How To Accidentally Create A Wild Child

Take the “let them get it out of their system early” concept for instance. It sounds logical, doesn’t it? Allow your child to do whatever they want or indulge in behavior you’d otherwise have restricted and they’ll eventually get tired, realize the error of their ways and start flying straight, so to speak. Your children will learn how to limit themselves without any fighting. It sounds good in theory but it’s really terrible when put into practice.

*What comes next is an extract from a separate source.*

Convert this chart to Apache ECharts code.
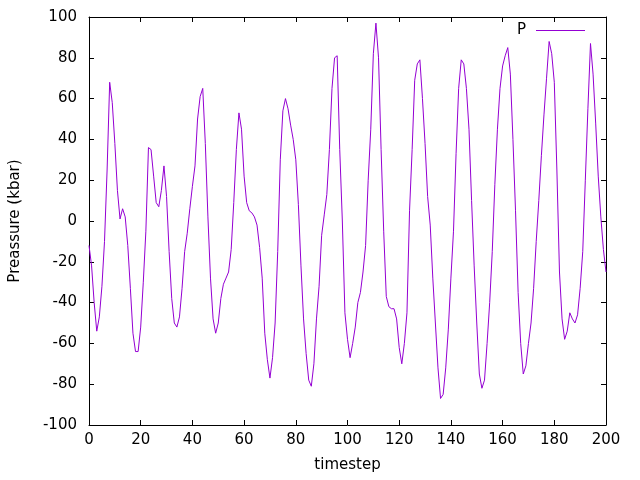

It can be easy to rationalize through situations and allow your children too much freedom. Say you let your toddler stay up all hours because you want to show them how tired and cranky it’ll make them the next day. Or you let them eat all the junk food they desire. Perhaps you decide to allow your teen to drink -heck you buy the alcohol yourself and let them indulge under your watchful eye. You might even give them the go-ahead to attend all the parties they want, no matter how wild and rowdy they get. They are young after all, and they need to let loose and get it out of their system. There’ll be plenty of time for your teen to be responsible when they grow older. Right?

It Just Doesn’t Work

Plenty of parents have gone down this route thinking that their kids will eventually have enough and become more agreeable and cooperative. Quite often, the opposite happens and here’s why:

  1. Allowing kids to get away with inappropriate behavior under the guise of getting it out of their system sends a subtle, indirect message that you’re ok with that kind of behavior. Teens especially, love to test limits and they’ll think they have your approval for more experimentation and undesirable behavior and this might not end well.
  2. Most parents don’t realize that both young children and teens need limits, rules, and boundaries in their lives. These keep them safe and help them know what behavior is expected of them. When coupled with appropriate consequences, they help kids learn that certain behavior doesn’t pay off. This way, they become responsible and disciplined individuals.
  3. Both children’s and teens’ brains are not fully developed, hence they’re not yet equipped with the maturity and self-control required to avoid or stop inappropriate behavior. Sometimes parents fall into thinking their teens are as rational as the parents are. But teens are basically hard-wired to be drawn to risks and while they’re older and more mature than toddlers, they are still growing. They have trouble reasoning and thinking rationally sometimes and they generally have poor impulse control.

Your job as a parent is to guide your kids and to teach them how to make appropriate choices for themselves. If you want your children to behave in a certain way, teach them the values and qualities you’d like them to have, then be sure to encourage them to practice those instead of working towards the opposite.